Larissa MacFarquhar, a staff writer for The New Yorker, unpacks that reaction in her new book "Strangers Drowning." She asks: Why do we respond to charity with skepticism and suspicion?
"The Weather Experiment" by Peter Moore
In the 1850s, when a British politician declared that people might one day know the weather 24 hours before it happened, everybody laughed.
Predict the weather? Impossible!
But not everyone was content to simply wait and see what the clouds would bring. Peter Moore's new book, "The Weather Experiment: The Pioneers Who Sought to See the Future," examines the sailors, scientists and inventors who dared to try and crack the secret of weather forecasting.
"Fates and Furies" by Lauren Groff
Meet Lancelot. Get his side of the story. Meet Mathilde, and hear hers.
Lancelot — an aspiring actor who goes by Lotto for short — and Mathilde marry at 22. A decade later, their artsy, glamorous marriage seems perfect, until Lauren Groff pulls back the curtain.
To capture both sides of the storied marriage, Groff's new book, "Fates and Furies," is split down the middle. First comes Lotto's story, then comes Mathilde's. Their memories are always at odds, making for an ambitious and emotional he said/she said showdown.
"Stalin's Daughter" by Rosemary Sullivan
Svetlana Alliluyevea was born in Moscow in 1926, the only daughter of Joseph Stalin.
She died 85 years later in Spring Green, Wis., population 1,600.

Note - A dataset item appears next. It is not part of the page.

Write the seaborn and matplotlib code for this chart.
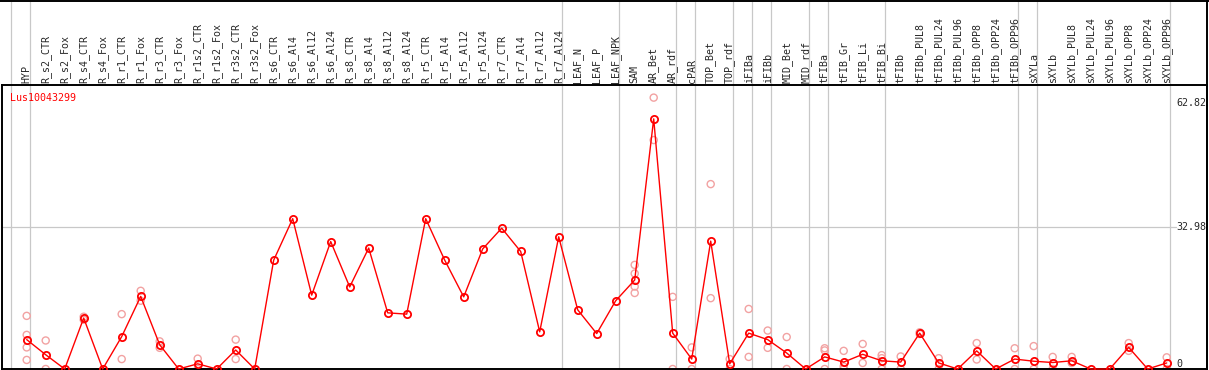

Rosemary Sullivan's new book, "Stalin's Daughter," explores the unpredictable trajectory of her extraordinary life, from her privileged childhood as the dictator's daughter to her defection and quiet, solitary life in the United States.
"Finale" by Thomas Mallon
Reykjavik, Iceland, 1986 — upstairs, Ronald Reagan, and Mikhail Gorbachev were negotiating the elimination of nuclear weapons. Downstairs, the Soviet agents were watching "Tom and Jerry" cartoons on VHS.

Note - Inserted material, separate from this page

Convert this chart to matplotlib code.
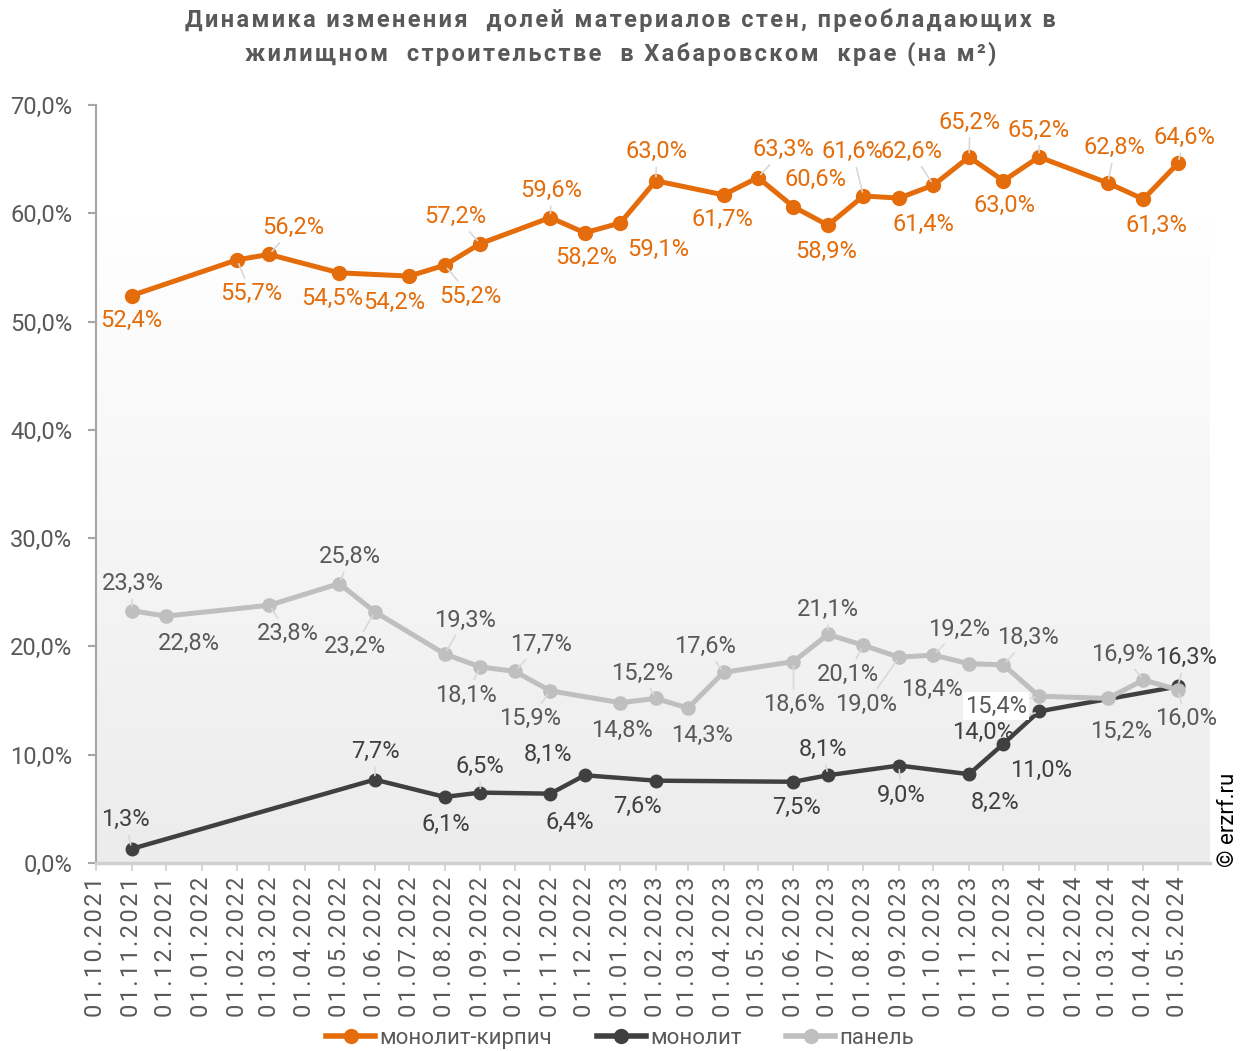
import matplotlib
matplotlib.use("Agg")
import matplotlib.pyplot as plt
import matplotlib.dates as mdates
from matplotlib.colors import LinearSegmentedColormap
from matplotlib.lines import Line2D
import numpy as np
from datetime import datetime

plt.rcParams['font.family'] = ['Roboto', 'DejaVu Sans']

# --- data ---
brick_dates = ["01.11.2021", "01.02.2022", "01.03.2022", "01.05.2022", "01.07.2022", "01.08.2022",
               "01.09.2022", "01.11.2022", "01.12.2022", "01.01.2023", "01.02.2023", "01.04.2023",
               "01.05.2023", "01.06.2023", "01.07.2023", "01.08.2023", "01.09.2023", "01.10.2023",
               "01.11.2023", "01.12.2023", "01.01.2024", "01.03.2024", "01.04.2024", "01.05.2024"]
brick_vals = [52.4, 55.7, 56.2, 54.5, 54.2, 55.2, 57.2, 59.6, 58.2, 59.1, 63.0, 61.7,
              63.3, 60.6, 58.9, 61.6, 61.4, 62.6, 65.2, 63.0, 65.2, 62.8, 61.3, 64.6]

mono_dates = ["01.11.2021", "01.06.2022", "01.08.2022", "01.09.2022", "01.11.2022", "01.12.2022",
              "01.02.2023", "01.06.2023", "01.07.2023", "01.09.2023", "01.11.2023", "01.12.2023",
              "01.01.2024", "01.05.2024"]
mono_vals = [1.3, 7.7, 6.1, 6.5, 6.4, 8.1, 7.6, 7.5, 8.1, 9.0, 8.2, 11.0, 14.0, 16.3]

panel_dates = ["01.11.2021", "01.12.2021", "01.03.2022", "01.05.2022", "01.06.2022", "01.08.2022",
               "01.09.2022", "01.10.2022", "01.11.2022", "01.01.2023", "01.02.2023", "01.03.2023",
               "01.04.2023", "01.06.2023", "01.07.2023", "01.08.2023", "01.09.2023", "01.10.2023",
               "01.11.2023", "01.12.2023", "01.01.2024", "01.03.2024", "01.04.2024", "01.05.2024"]
panel_vals = [23.3, 22.8, 23.8, 25.8, 23.2, 19.3, 18.1, 17.7, 15.9, 14.8, 15.2, 14.3,
              17.6, 18.6, 21.1, 20.1, 19.0, 19.2, 18.4, 18.3, 15.4, 15.2, 16.9, 16.0]

series_names = ["монолит-кирпич", "монолит", "панель"]
title_lines = ["Динамика изменения  долей материалов стен, преобладающих в",
               "жилищном  строительстве  в Хабаровском  крае (на м²)"]

# label placement (pixel offsets from point, y down) and leader lines
brick_off = [(0, 25), (14, 34), (24, -27), (-7, 26), (-15, 26), (26, 31), (-25, -27), (1, -27),
             (1, 25), (38, 26), (1, -29), (-1, 25), (26, -28), (22, -27), (-2, 26), (-11, -44),
             (24, 26), (-22, -34), (1, -35), (1, 25), (0, -27), (7, -35), (13, 26), (7, -26)]
brick_lead = [0, 1, 1, 0, 0, 1, 1, 1, 0, 0, 1, 0, 1, 0, 0, 1, 0, 1, 1, 0, 1, 1, 0, 1]
mono_off = [(-6, -29), (1, -28), (1, 28), (0, -26), (20, 29), (-37, -21), (-18, 26), (3, 26),
            (-5, -26), (2, 30), (26, 28), (38, 27), (-56, 21), (8, -29)]
mono_lead = [1, 1, 0, 1, 0, 0, 0, 0, 1, 1, 0, 0, 1, 1]
panel_off = [(1, -27), (23, 27), (19, 28), (11, -27), (-20, 35), (20, -34), (-14, 28), (26, -27),
             (-20, 28), (2, 28), (-14, -25), (14, 27), (-19, -26), (0, 43), (0, -25), (-16, 29),
             (-33, 47), (26, -26), (-37, 26), (25, -27), (-43, 10), (13, 33), (-21, -26), (8, 29)]
panel_lead = [1, 0, 1, 1, 1, 1, 1, 1, 1, 0, 1, 0, 1, 1, 1, 1, 1, 1, 0, 1, 1, 0, 1, 1]

colors = ["#E46C0A", "#404040", "#BFBFBF"]
text_colors = ["#E46C0A", "#404040", "#595959"]
gray = "#595959"
HS = "\u200a"  # hair space used as letter spacing


def to_dates(lst):
    return [datetime.strptime(s, "%d.%m.%Y") for s in lst]


def spaced(s):
    return HS.join(s)


fig = plt.figure(figsize=(12.48, 10.51), dpi=100)
ax = fig.add_axes([0.0769, 0.1789, 0.8926, 0.7212])

x0 = mdates.date2num(datetime(2021, 10, 1))
x1 = mdates.date2num(datetime(2024, 5, 29))
ax.set_xlim(x0, x1)
ax.set_ylim(0, 70)

# gradient background: white at top, light gray at bottom
cmap = LinearSegmentedColormap.from_list("bg", [(0, "#ffffff"), (0.15, "#ffffff"), (1, "#ececec")])
grad = np.linspace(0, 1, 256).reshape(-1, 1)
ax.imshow(grad, extent=[x0, x1, 0, 70], aspect="auto", cmap=cmap, vmin=0, vmax=1,
          origin="upper", zorder=0)

all_series = [(brick_dates, brick_vals, brick_off, brick_lead, 3.6, 10),
              (mono_dates, mono_vals, mono_off, mono_lead, 3.2, 9),
              (panel_dates, panel_vals, panel_off, panel_lead, 3.6, 9.5)]

for i, (d, v, offs, leads, lw, ms) in enumerate(all_series):
    dd = to_dates(d)
    ax.plot(dd, v, color=colors[i], lw=lw, marker="o", ms=ms, zorder=3 + i)
    for xx, yy, (dx, dy), ld in zip(dd, v, offs, leads):
        txt = f"{yy:.1f}%".replace(".", ",")
        kw = {}
        if ld:
            kw["arrowprops"] = dict(arrowstyle="-", color="#d9d9d9", lw=1.2, shrinkA=1, shrinkB=3)
        if i == 2 and txt == "15,4%":
            kw["bbox"] = dict(boxstyle="square,pad=0.1", fc="white", ec="none")
        ax.annotate(txt, xy=(xx, yy), xytext=(dx * 0.72, -dy * 0.72),
                    textcoords="offset points", ha="center", va="center", fontsize=17,
                    color=text_colors[i], zorder=10, **kw)

# axes styling
for s in ["top", "right"]:
    ax.spines[s].set_visible(False)
ax.spines["left"].set_color("#a6a6a6")
ax.spines["left"].set_linewidth(1.5)
ax.spines["bottom"].set_color("#d0d0d0")
ax.spines["bottom"].set_linewidth(2.5)

yt = np.arange(0, 71, 10)
ax.set_yticks(yt)
ax.set_yticklabels([f"{t:.1f}%".replace(".", ",") for t in yt])
ax.tick_params(axis="y", length=6, width=1.5, color="#a6a6a6", labelsize=17, labelcolor=gray, pad=11)

ax.xaxis.set_major_locator(mdates.MonthLocator())
ticks = ax.get_xticks()
ax.set_xticks(ticks)
ax.set_xticklabels([spaced(mdates.num2date(t).strftime("%d.%m.%Y")) for t in ticks], rotation=90)
ax.tick_params(axis="x", length=6, width=1.2, color="#d0d0d0", labelsize=17, labelcolor=gray, pad=4)

fig.text(0.497, 0.981, spaced(title_lines[0]), ha="center", va="center", fontsize=17,
         fontweight="bold", color=gray)
fig.text(0.497, 0.949, spaced(title_lines[1]), ha="center", va="center", fontsize=17,
         fontweight="bold", color=gray)

handles = [Line2D([0], [0], color=colors[i], lw=4, marker="o", ms=10) for i in range(3)]
fig.legend(handles, series_names, loc="center", bbox_to_anchor=(0.497, 0.012), ncol=3,
           frameon=False, fontsize=16, labelcolor=gray, handlelength=2.2, handletextpad=0.2,
           columnspacing=2.0)

fig.text(0.984, 0.175, "© erzrf.ru", rotation=90, ha="center", va="bottom", fontsize=16, color="black")

fig.savefig("out.png", dpi=100)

Thomas Mallon's "Finale: A Novel of the Reagan Years" is filled with historical gems like this: little-known tidbits that add texture to the official story.
Mallon spent years researching Ronald and Nancy Reagan, and the reality of their lives in the White House. "Finale" is the second in Mallon's trilogy of novels about Republican presidents; the first centered on Richard Nixon, the next will take on George W. Bush.

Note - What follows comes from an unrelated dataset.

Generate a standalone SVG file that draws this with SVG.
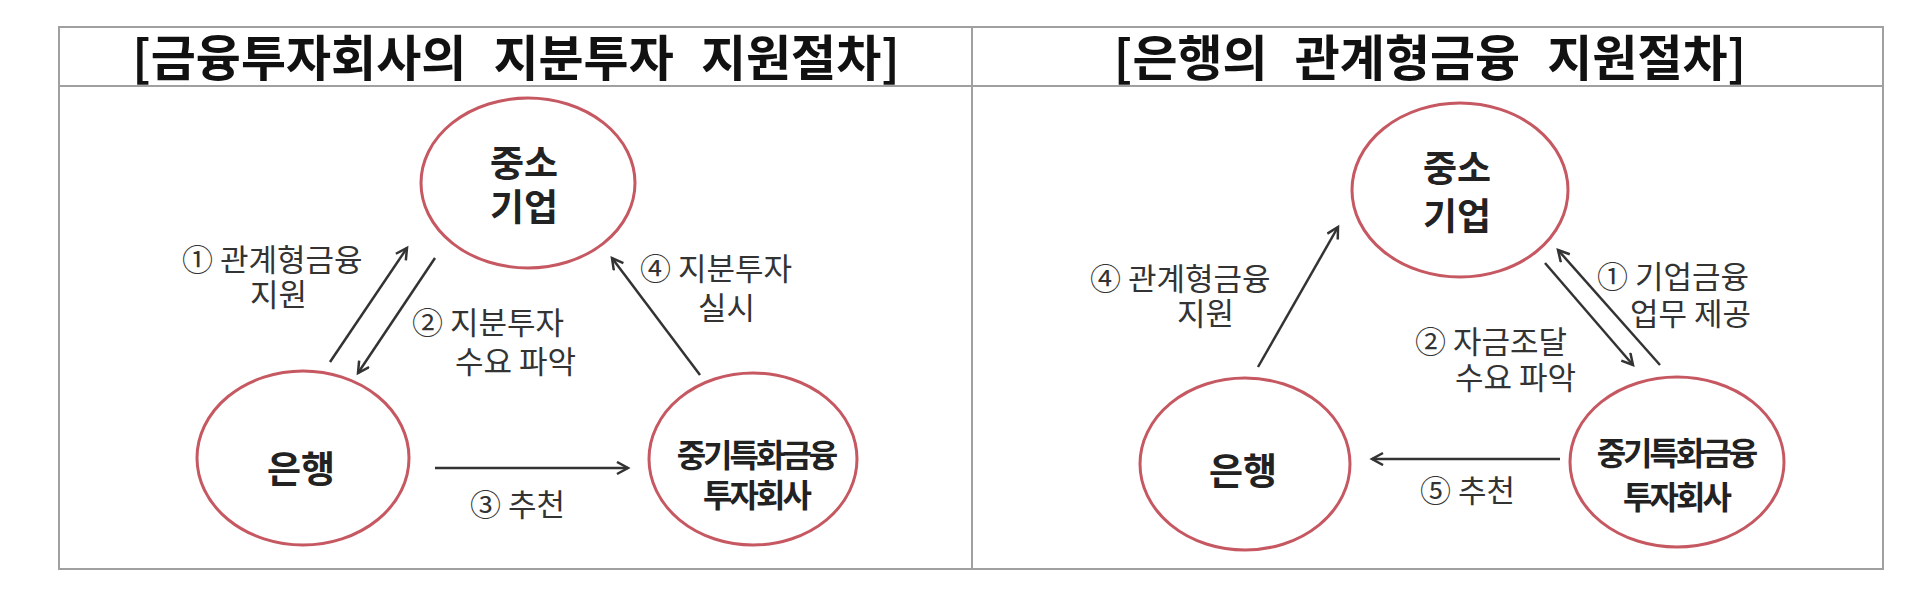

"Purity" by Jonathan Franzen
Jonathan Franzen, who was hailed as the "Great American Novelist" by Time Magazine in 2009, joined MPR News host Kerri Miller on stage to kick off the 2015 Talking Volumes series.
Franzen's latest book, "Purity," debuted in early September to glowing reviews. The New York Times called it his "most fleet-footed, least self-conscious and most intimate novel yet," and the Chicago Tribune declared it "so funny, so sage and above all so incandescently intelligent, there's never a moment you wish you were reading something else."